A Year Later, Fight Against ISIS Has Failed To Degrade The Terrorist Group’s Influence
After a year of bombing targets in Syria and Iraq, the US policy to “degrade and ultimately destroy” the Islamic State, the size of the terror group remains largely unchanged, intelligence sources tell Fox News.
ISIS is estimated to have between 20,000 and 25,000 fighters based on the new intelligence estimate, while a year ago, it was estimated to have between 19,000 and 31,000 fighters.
The intelligence report suggests there is some weakening in Iraq, where 40 percent of ISIS-controlled territory has been retaken, but only 5 percent of ISIS-controlled territory in Syria has been retaken.
However, the terror group has adapted to the increased attacks on its positions in those countries by making advances in Libya and some are pressing the Obama administration to establish an offensive there.
ISIS has taken advantage of political chaos in Libya to expand its grip on territory around the town of Sirte and the Mediterranean coast. US estimates of its forces in Libya now range between 3,000 and 6,000, about double what they were in previous years.
That estimate does not take into account the progress ISIS forces have made in recent days in their effort to retake the Syrian town of Aleppo.

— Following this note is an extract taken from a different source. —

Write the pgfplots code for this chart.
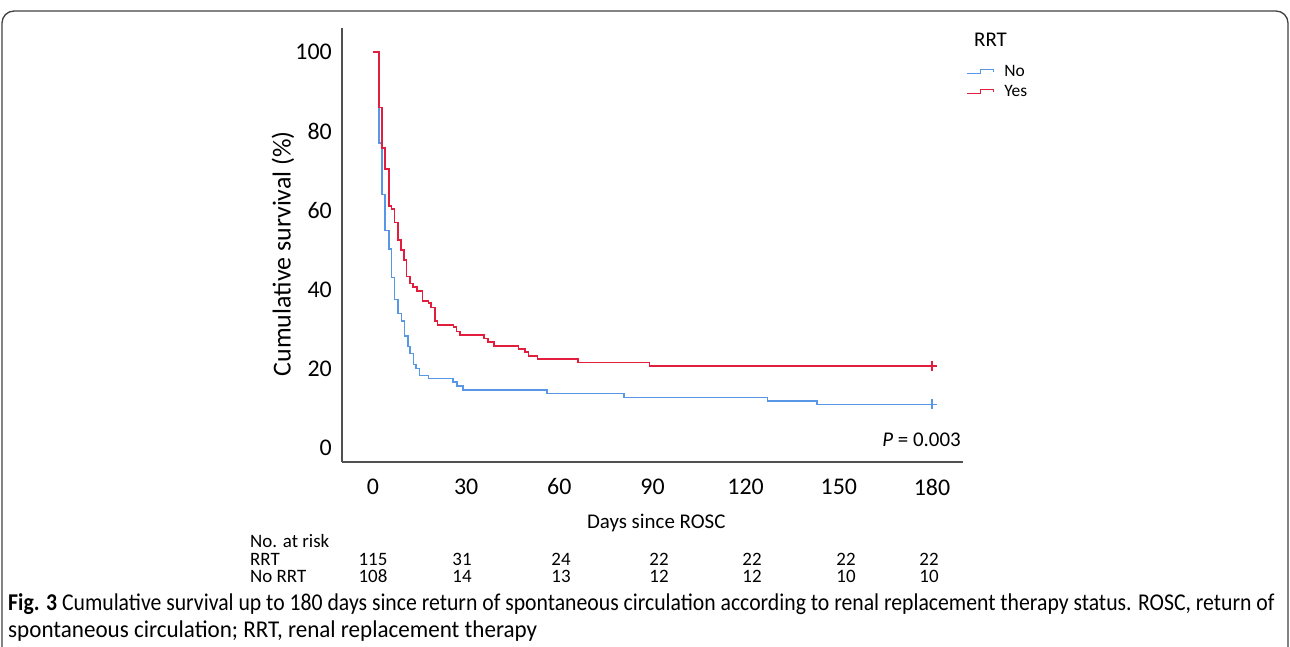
\documentclass[border=0pt]{standalone}
\usepackage{pgfplots}
\pgfplotsset{compat=1.18}
\usepackage{fontspec}
\setmainfont{Carlito}
\usepackage{graphicx}
\definecolor{rrtred}{RGB}{226,30,62}
\definecolor{norrtblue}{RGB}{88,150,230}
\definecolor{axisgray}{RGB}{80,80,80}
\begin{document}
\begin{tikzpicture}
\path[use as bounding box] (0,0) rectangle (1290bp,-647bp);
% frame round the figure
\draw[black!75, line width=1.3bp, rounded corners=12bp] (2bp,-647bp) -- (2bp,-11bp) -- (1288bp,-11bp) -- (1288bp,-647bp);
\begin{axis}[
  at={(342bp,-462bp)}, anchor=south west,
  scale only axis, width=621bp, height=434bp,
  xmin=-10, xmax=190, ymin=-3.54, ymax=106.1,
  axis x line=bottom, axis y line=left,
  axis line style={-, axisgray, line width=1.6bp},
  xtick={0,30,...,180}, ytick={0,20,...,100},
  major tick length=0pt,
  /pgf/number format/assume math mode=true,
  tick label style={font=\fontsize{24}{28}\selectfont},
  xticklabel style={anchor=center, yshift=-25bp},
  yticklabel style={anchor=east, inner sep=0pt, xshift=-10bp},
  xlabel={Days since ROSC}, ylabel={Cumulative survival (\%)},
  xlabel style={font=\fontsize{21}{25}\selectfont, at={(axis description cs:0.506,-0.1406)}, anchor=center},
  ylabel style={font=\fontsize{26}{30}\selectfont, at={(axis description cs:-0.095,0.48)}, anchor=center},
  clip=false,
  legend cell align=left,
  legend style={draw=none, fill=none, at={(axis description cs:1.0048,0.924)}, anchor=north west,
    inner sep=0pt, font=\fontsize{17.5}{20}\selectfont, row sep=0pt,
    nodes={inner sep=2bp, text height=13bp, text depth=3bp},
    /tikz/every odd column/.append style={column sep=8bp}},
  legend image code/.code={\draw[#1, line width=1.2bp] (0bp,-2bp) -- (14bp,-2bp) -- (14bp,1.5bp) -- (27bp,1.5bp) -- (27bp,-1bp);}
]
% No RRT
\addplot[const plot, norrtblue, line width=1.6bp] coordinates {
(0,100)(1.9,77.1)(2.9,64)(3.9,54.9)(5.2,50.2)(6.0,43.1)(6.9,37.5)(8.0,34)(9.2,32.1)
(10.1,28.3)(11.2,25.6)(11.9,23.9)(13.0,21.1)(13.8,20.1)(14.9,18.3)(17.8,17.6)(25.8,16.7)
(27.1,15.7)(29.0,14.6)(56.0,13.8)(80.8,12.8)(127,11.9)(143,11.0)(180,11.0)};
\addlegendentry{No}
% RRT
\addplot[const plot, rrtred, line width=1.6bp] coordinates {
(0,100)(1.9,86)(2.9,75.8)(3.9,70.5)(5.2,61.2)(6.0,60.3)(6.9,57)(8.0,52.5)(9.0,50)(10.0,47.5)
(10.8,43.3)(11.9,41.6)(12.8,40.7)(14.1,39.7)(15.9,37.2)(17.8,36.6)(18.7,35.5)(20.0,32.1)
(20.8,31.1)(25.9,30.5)(26.9,29.4)(28.0,28.5)(35.8,27.7)(37.1,26.8)(39.0,25.8)(46.8,25.0)
(48.9,24.2)(50.0,23.2)(52.9,22.5)(66.0,21.6)(89.0,20.7)(180,20.7)};
\addlegendentry{Yes}
% censored
\addplot[only marks, mark=+, mark size=5bp, norrtblue, mark options={line width=1.8bp}, forget plot] coordinates {(180,11.0)};
\addplot[only marks, mark=+, mark size=5bp, rrtred, mark options={line width=1.8bp}, forget plot] coordinates {(180,20.7)};
\end{axis}
\node[anchor=west, inner sep=0pt, font=\fontsize{21}{25}\selectfont] at (974bp,-40bp) {RRT};
\node[anchor=east, inner sep=0pt, font=\fontsize{21}{25}\selectfont] at (961bp,-440bp) {\textit{P} = 0.003};
% numbers at risk
\begin{scope}[font=\fontsize{19}{22}\selectfont, every node/.style={inner sep=0pt}]
\node[anchor=west] at (250bp,-541bp) {No. at risk};
\node[anchor=west] at (250bp,-559bp) {RRT};
\node[anchor=west] at (250bp,-576bp) {No RRT};
\foreach \x/\a/\b in {373/115/108, 462/31/14, 561/24/13, 659/22/12, 752/22/12, 846/22/10, 929/22/10} {
  \node at (\x bp,-559bp) {\a};
  \node at (\x bp,-576bp) {\b};
}
\end{scope}
% caption
\node[anchor=west, inner sep=0pt] at (8bp,-604bp) {\scalebox{1.063}[1.18]{\fontsize{20.5}{24}\selectfont\textbf{Fig. 3} Cumulative survival up to 180 days since return of spontaneous circulation according to renal replacement therapy status. ROSC, return of}};
\node[anchor=west, inner sep=0pt] at (8bp,-631bp) {\scalebox{1.13}[1.18]{\fontsize{20.5}{24}\selectfont spontaneous circulation; RRT, renal replacement therapy}};
\end{tikzpicture}
\end{document}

“Follow ISIS and you will see the huge momentum that the group has harnessed across the globe. The government’s first step in fighting ISIS must be to stop dismissively characterizing the jihadists as a mere gang of guys in pickup trucks. It should be called what it is: a threat to global security,” Rita Katz, co-founder of the SITE Intelligence Group, tells The Washington Post’s David Ignatius.
Ignatius notes the allure of the terrorist group is proving to be potent in Indonesia and several other Asian nations with large Muslim populations.
In January, ISIS claimed credit for a terrorist attack in the Indonesian capital of Jakarta that killed seven and also issued a warning to government officials in Malaysia that it would strike if they attempted to mount a counteroffensive to the organization.